The second story, published in today’s Post-Record on page A7, focuses on a Camas track and field runner expected to do great things this year in her events — the 100-meter hurdles and the high jump — who suffered a stress fracture in her foot in February. Instead of letting her injury hold her back from participating on the track and field team, Camas sophomore Lucy George decided to try her hand at javelin throwing. George is already impressing her coaches with her “quick arm” and ability to go out and earn a No. 1 spot in girls javelin throwing at an April 16 meet against Skyview High. Cheers to both of these young athletes. We can’t wait to see what they do next.

Cheers to a successful superintendent: Although she came into her new position as the Washougal School District’s superintendent on the cusp of a highly charged teachers strike in August 2018, WSD Superintendent Mary Templeton seems to be winning over her employees and the community with her straightforward, reasonable communication style and refusal to let divisiveness between administrators and teachers bring the small school district down.

The superintendent’s actions also have garnered respect from national education groups. In our April 11 issue, the Post-Record wrote about one of Templeton’s most recent accolades: the National Schools Public Relations Association selected the Washougal schools leader as one of its “2018-19 Superintendents to Watch.”

In today’s Post-Record, Eric Engebretson, president of the Washougal teachers’ union, complimented the new superintendent and said Templeton is “doing what she needs to do” when it comes to working under a budget deficit.

Cheers to the superintendent for navigating a rough start to her hopefully long tenure leading Washougal’s school district.

Cheers to keeping it positive: We don’t have any “jeers” this time, maybe because we’re trying very hard to look on the bright side right now.

Although we understand many folks in Camas-Washougal are sad to see the Post-Record leave its physical, downtown Camas space next month, we are choosing to see our impending move to offices at our parent company, the Columbian, in downtown Vancouver, as a strictly positive event.

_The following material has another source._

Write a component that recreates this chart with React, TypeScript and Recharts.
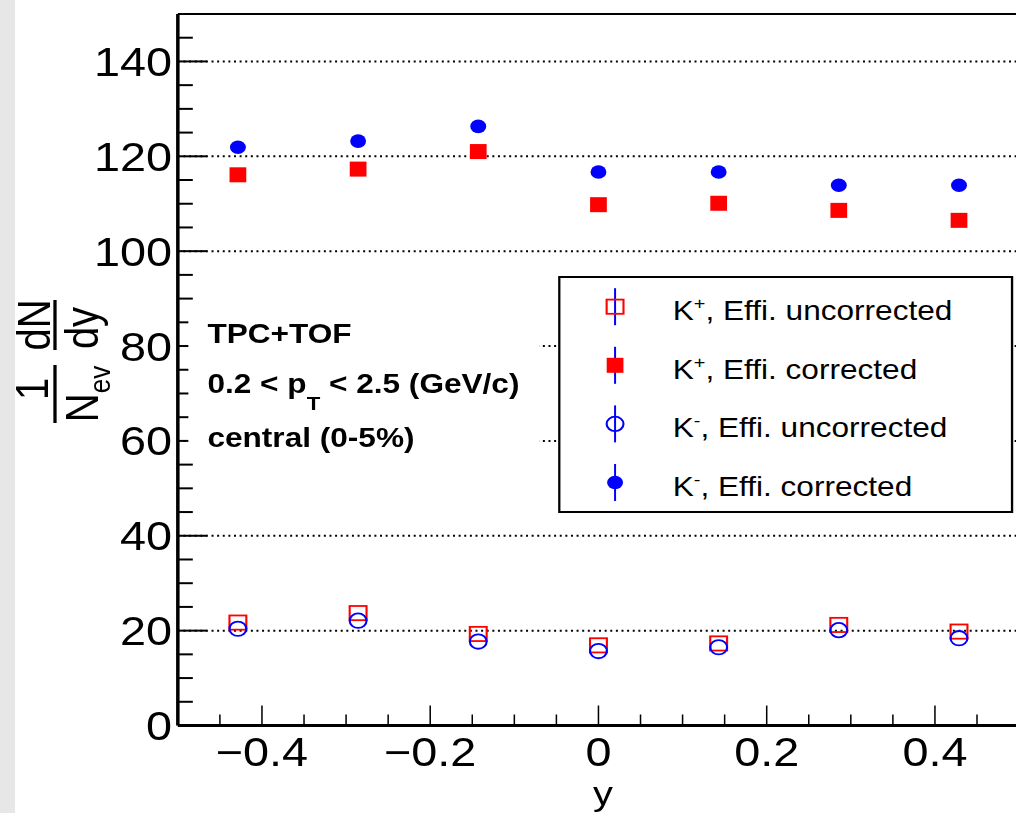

The move means our editorial and advertising staffers will now have more resources and a better working relationship with the folks at the Columbian, an award-winning daily newspaper that deserves every one of its journalism prizes. Keeping our focus on journalism and covering every aspect — good and bad — of the Camas-Washougal community will help us deliver a better, stronger community newspaper to our readers each week. How can we not say “cheers” to that?